I'll tell you mine if you tell me yours.................
1. One day last week, hubby comes home and says, "Honey, the man of your dreams is here!" I came running around the corner, smiling broadly, looking everywhere but him and say "Where? Where?"
2. I was excitedly watching a show on the Discovery Channel about Dog-Sledding one day. Hubby was in the other room and I holler at him to hurry up and come see what's on TV. He strolls in and I am happily pointing at the TV and proudly announce that THAT is what I want to do on our next vacation. He looks at the TV, watches for a second and says "What? You want to pull a sled?"
Okay, let's here the Zingers you and your honey have gotten each other with.
I think the worst thing I ever said was several years ago. Almost always, I clean the kitchen after dinner. Now, I'm not Martha Stewart, but I can cook and clean, especially since my wife typically works until 6 or so.
For some reason, Mrs. CPG was in a bad mood, and kept nit-picking things. She wasn't liking how I packed the dishwasher. She wasn't liking this. She wasn't liking that. Finally, in exasperation, she said, "I just want you to clean the kitchen the way I would."
To that, I turned and said, "Oh. You mean occasionally?"
I think the worst thing I ever said was several years ago. Almost always, I clean the kitchen after dinner. Now, I'm not Martha Stewart, but I can cook and clean, especially since my wife typically works until 6 or so.
For some reason, Mrs. CPG was in a bad mood, and kept nit-picking things. She wasn't liking how I packed the dishwasher. She wasn't liking this. She wasn't liking that. Finally, in exasperation, she said, "I just want you to clean the kitchen the way I would."
To that, I turned and said, "Oh. You mean occasionally?"
hahaha!!!!!!! Oh MAN this is like me and my boyfriends FAVORITE activity!
I once grabbed his glasses off his face to see what it looked like to see through them (to see if they were really that bad) and as I'm wearing them I say "WHOA I don't even need to get DRUNK, I'll just put these on once in awhile!"
He volleys back and says "Why don't you go play in traffic", but then points in the WRONG direction of where the road is.....
So I look at him all sheepish and say.... "GEE, I guess you really DO need these!"
HAHA!!! Oh there are so many more.

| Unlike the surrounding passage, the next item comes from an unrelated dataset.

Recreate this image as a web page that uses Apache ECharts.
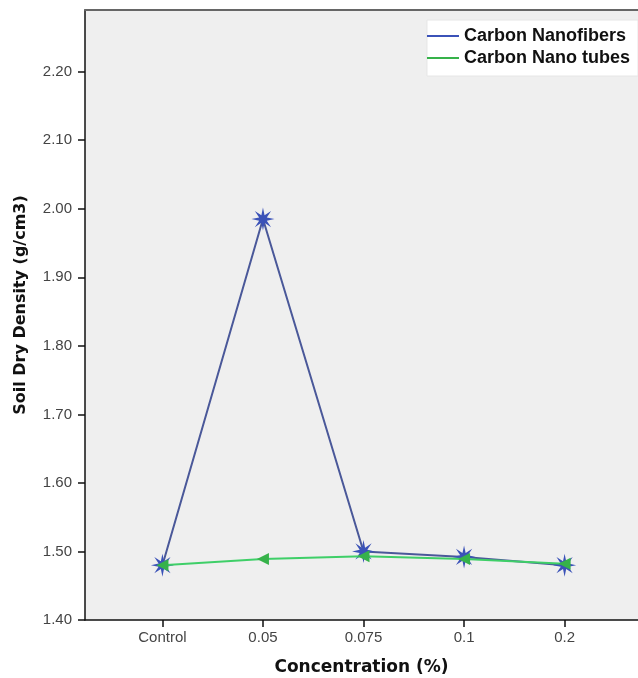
<!DOCTYPE html>
<html>
<head>
<meta charset="utf-8">
<script src="https://cdn.jsdelivr.net/npm/echarts@6/dist/echarts.min.js"></script>
<style>
  html, body { margin: 0; padding: 0; background: #ffffff; }
  #chart { width: 638px; height: 678px; }
</style>
</head>
<body>
<div id="chart"></div>
<script>
// Concentration levels along the x axis
const categories = ['Control', '0.05', '0.075', '0.1', '0.2'];

// Soil dry density (g/cm3) per concentration
const nanofibers = [1.48, 1.985, 1.50, 1.492, 1.48];
const nanotubes = [1.48, 1.489, 1.493, 1.489, 1.482];

// Density tick values
const yTicks = [1.4, 1.5, 1.6, 1.7, 1.8, 1.9, 2.0, 2.1, 2.2];

const seriesNames = ['Carbon Nanofibers', 'Carbon Nano tubes'];

// Eight-pointed star marker
function starPath(points, outer, inner) {
  let d = '';
  for (let i = 0; i < points * 2; i++) {
    const r = i % 2 === 0 ? outer : inner;
    const a = -Math.PI / 2 + (i * Math.PI) / points;
    const x = (r * Math.cos(a)).toFixed(2);
    const y = (r * Math.sin(a)).toFixed(2);
    d += (i === 0 ? 'M' : 'L') + x + ',' + y;
  }
  return 'path://' + d + 'Z';
}

const blue = '#4a5899';
const green = '#3fcf68';
const idx = categories.map((_, i) => i);
const sans = 'Liberation Sans, Arial, sans-serif';
const titleFont = 'DejaVu Sans, Verdana, sans-serif';

const chart = echarts.init(document.getElementById('chart'));
chart.setOption({
  animation: false,
  textStyle: { fontFamily: sans },
  grid: {
    left: 85, top: 10, right: 0, bottom: 58,
    outerBoundsMode: 'none',
    containLabel: false,
    show: true, backgroundColor: '#efefef', borderWidth: 0
  },
  legend: {
    right: 0, top: 20,
    orient: 'vertical',
    backgroundColor: '#ffffff',
    borderColor: '#e6e6e6', borderWidth: 1,
    padding: [7, 8, 9, 0],
    itemGap: 4,
    itemWidth: 32, itemHeight: 2,
    icon: 'rect',
    textStyle: { fontSize: 18, fontWeight: 'bold', color: '#111111', fontFamily: sans },
    data: seriesNames
  },
  xAxis: [{
    type: 'value',
    min: -0.77, max: 4.73,
    name: 'Concentration (%)',
    nameLocation: 'middle',
    nameGap: 39,
    nameTextStyle: { fontSize: 17, fontWeight: 'bold', color: '#111111', fontFamily: titleFont },
    axisLine: { show: true, onZero: false, lineStyle: { color: '#111111', width: 1.5 } },
    axisTick: { show: true, customValues: idx, length: 7, lineStyle: { color: '#111111', width: 1.5 } },
    axisLabel: {
      customValues: idx, margin: 10, fontSize: 15, color: '#444444',
      formatter: v => categories[Math.round(v)] || ''
    },
    splitLine: { show: false }
  }, {
    type: 'value',
    position: 'top',
    min: -0.77, max: 4.73,
    axisLine: { show: true, onZero: false, lineStyle: { color: '#666666', width: 2 } },
    axisTick: { show: false },
    axisLabel: { show: false },
    splitLine: { show: false }
  }],
  yAxis: {
    type: 'value',
    min: 1.4, max: 2.29,
    name: 'Soil Dry Density (g/cm3)',
    nameLocation: 'middle',
    nameGap: 56,
    nameTextStyle: {
      fontSize: 16, fontWeight: 'bold', color: '#111111', fontFamily: titleFont,
      padding: [0, 0, 0, 20]
    },
    axisLine: { show: true, onZero: false, lineStyle: { color: '#111111', width: 1.5 } },
    axisTick: { show: true, customValues: yTicks, length: 7, lineStyle: { color: '#111111', width: 1.5 } },
    axisLabel: {
      customValues: yTicks, margin: 13, fontSize: 15, color: '#444444',
      formatter: v => v.toFixed(2)
    },
    splitLine: { show: false }
  },
  series: [{
    name: seriesNames[0],
    type: 'line',
    data: nanofibers.map((v, i) => [i, v]),
    color: blue,
    lineStyle: { color: blue, width: 2 },
    symbol: starPath(8, 10, 3.6),
    symbolSize: 23,
    itemStyle: { color: '#3b52b8', borderColor: '#3b52b8', borderWidth: 0 },
    z: 2
  }, {
    name: seriesNames[1],
    type: 'line',
    data: nanotubes.map((v, i) => [i, v]),
    color: green,
    lineStyle: { color: green, width: 2 },
    symbol: 'triangle',
    symbolRotate: 90,
    symbolSize: 12,
    itemStyle: { color: '#36b24a' },
    z: 3
  }]
});
</script>
</body>
</html>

This is like our fav thing to do. just poke fun just for fun :P
One day my ex husband came to me and said, "look, I've got a gray hair in my mustache". I said, " let me pluck it out", of course his eyes got really big and he resisted, but I told him, "it wouldn't hurt because I will simultaneously pluck out a testicle hair too", so the pain from that will nullify the pain from your mustache"...lol...I'm sorry I'm laughing here...lmbo...anyway, he didn't go for it, but it was pretty hilarious watching him run away from me holding his manjunk, and screaming "NOOOOOOO...you're not plucking my B***S" !!! He...he...he !!!
The first day I meant my girl....was at work.
She said something to me or to a mutual friend at work about me while I was there...and she was trying to be cute to get my attention.
It was like an intimidation thing or something and I put my hands out and wiggled my fingers and said "oooooooooh", as in I am scared.
Apparently she got soo pissed and thought I was a jerk.
Later that day or another day, she said something about my Cubs jersey and I snapped and said "What, you gotta problem with the Cubs?"...messing around...
the rest is history.
Now we make fun of eachother...I'm anything bear related because I'm 6' and husky, love the Cubs, snore like a bear, yawn in a bear-like noise.
We went camping this year and I had to take a squat behind a tree....she took a pic and showed everyone as she said "Look we saw a bear"
It's okay, I call her a Hippo....she does this thing with her nose when she laughs...her nostrils flare in and out...and I thought of a hippo...little did I realize hippos move their ears when getting out of water...but it stuck since she is thick and has a temper on her.
Her new thing is snorting...apparently I can make her laugh so good she snorts...it's like we took our jokes to the next level...or she just really lets herself loose and has a good time. Makes me happy.